In this article Waugh provides some background to the Puritan movement and to William Perkins, noting the influence of his Laurence Chaderton as a patristics scholar at Cambridge before examining the use of Augustine in Perkins writings. Waugh’s quantitative analysis showed that Augustine played a significant role in Perkins’s writings, and his qualitative analysis of Perkins’s use of Augustine in one work showed significant influence on Perkins’s thought, though not a slavish following.
Ballitch, Andrew. “‘Not to Behold Faith, But the Object of Faith’: The Effect of William Perkins’s Doctrine of the Atonement on his Preaching of Assurance.” Themelios 40, no. 3 (Dec. 2015): 446-59.

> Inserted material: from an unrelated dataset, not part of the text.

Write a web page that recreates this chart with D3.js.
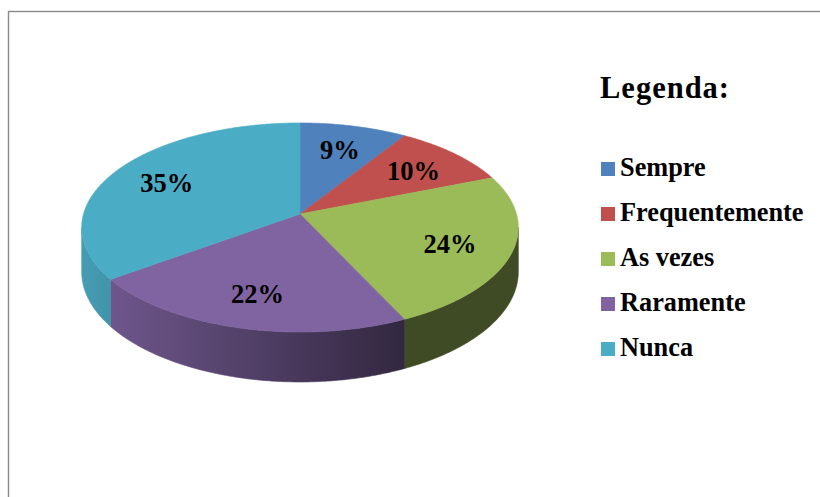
<!DOCTYPE html>
<html>
<head>
<meta charset="utf-8">
<script src="https://cdn.jsdelivr.net/npm/d3@7"></script>
<style>
  html, body { margin: 0; padding: 0; background: #fff; }
  svg { display: block; }
  text { font-family: "Liberation Serif", "Times New Roman", serif; font-weight: bold; fill: #000; }
</style>
</head>
<body>
<svg id="chart" width="820" height="497"></svg>
<script>
// data
const categories = ["Sempre", "Frequentemente", "As vezes", "Raramente", "Nunca"];
const values = [9, 10, 24, 22, 35];
const colors = ["#4f81bd", "#c0504d", "#9bbb59", "#8064a2", "#4bacc6"];
const legendTitle = "Legenda:";

const svg = d3.select("#chart");

// frame (only top and left edges are inside the picture)
svg.append("rect")
  .attr("x", 8.5).attr("y", 11.5)
  .attr("width", 840).attr("height", 520)
  .attr("fill", "none")
  .attr("stroke", "#898989")
  .attr("stroke-width", 1.4);

// pie geometry with a little perspective (front is nearer)
const cx = 300, cy = 214;
const A = 216.5, B = 102.8, k = 0.129, depth = 43.5;

function project(angle, f, dz) {
  const u = f * Math.sin(angle);
  const v = -f * Math.cos(angle);
  const den = 1 - k * v;
  return [cx + A * u / den, cy + (B * v + (dz || 0)) / den];
}

const color = d3.scaleOrdinal().domain(categories).range(colors);

const pie = d3.pie().sort(null).value(d => d.value);
const arcs = pie(categories.map((c, i) => ({ name: c, value: values[i] })));

const line = d3.line();

function sample(a0, a1, f, dz) {
  const n = Math.max(2, Math.ceil(Math.abs(a1 - a0) / 0.01));
  return d3.range(n + 1).map(i => project(a0 + (a1 - a0) * i / n, f, dz));
}

// side shading: lighter to the left, darker to the right
const defs = svg.append("defs");
arcs.forEach((d, i) => {
  const base = d3.rgb(color(d.data.name));
  const shade = s => d3.rgb(base.r * s, base.g * s, base.b * s).formatHex();
  const g = defs.append("linearGradient")
    .attr("id", "side-" + i)
    .attr("gradientUnits", "userSpaceOnUse")
    .attr("x1", 85).attr("x2", 400).attr("y1", 0).attr("y2", 0);
  g.append("stop").attr("offset", 0).attr("stop-color", shade(0.9));
  g.append("stop").attr("offset", 1).attr("stop-color", shade(0.4));
});

// visible front side runs between the two silhouette angles
const sil0 = Math.acos(-k), sil1 = 2 * Math.PI - Math.acos(-k);

const sides = svg.append("g");
arcs.forEach((d, i) => {
  const a0 = Math.max(d.startAngle, sil0);
  const a1 = Math.min(d.endAngle, sil1);
  if (a1 <= a0) return;
  const pts = sample(a0, a1, 1, 0).concat(sample(a1, a0, 1, depth));
  sides.append("path")
    .attr("d", line(pts) + "Z")
    .attr("fill", "url(#side-" + i + ")")
    .attr("stroke", "url(#side-" + i + ")")
    .attr("stroke-width", 0.6);
});

// top faces
const tops = svg.append("g");
arcs.forEach(d => {
  const pts = [project(0, 0)].concat(sample(d.startAngle, d.endAngle, 1, 0));
  tops.append("path")
    .attr("d", line(pts) + "Z")
    .attr("fill", color(d.data.name))
    .attr("stroke", color(d.data.name))
    .attr("stroke-width", 0.6);
});

// percentage labels
const labelAt = d => project((d.startAngle + d.endAngle) / 2, 0.72);
svg.append("g").selectAll("text")
  .data(arcs)
  .join("text")
  .attr("x", d => labelAt(d)[0])
  .attr("y", d => labelAt(d)[1])
  .attr("dy", "0.4em")
  .attr("text-anchor", "middle")
  .attr("font-size", 26.5)
  .text(d => d.data.value + "%");

// legend
svg.append("text")
  .attr("x", 600).attr("y", 98)
  .attr("font-size", 30.5)
  .attr("letter-spacing", 1)
  .text(legendTitle);

const ly = d3.scalePoint().domain(categories).range([162, 342]);

const items = svg.append("g").selectAll("g")
  .data(categories)
  .join("g")
  .attr("transform", d => "translate(601," + ly(d) + ")");

items.append("rect")
  .attr("width", 14).attr("height", 14)
  .attr("fill", d => color(d));

items.append("text")
  .attr("x", 19).attr("y", 14)
  .attr("font-size", 26.3)
  .text(d => d);
</script>
</body>
</html>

Some, such as R. T. Kendall, have asserted that William Perkins’s belief in particular atonement prevented him from pointing people to the gospel or to Christ for the assurance of salvation since Perkins could only affirm that Christ atoned for the elect. This, it is claimed, led to an introspective approach to assurance. Ballitch surveys Perkins’s belief regarding the atonement and confirms that he did hold to a particular, rather than universal, view. But he looks at Perkins’s statements of how assurance should be preached and at his actual practice and concludes that Perkins points people in need of assurance to the gospel and to Christ and not inward alone.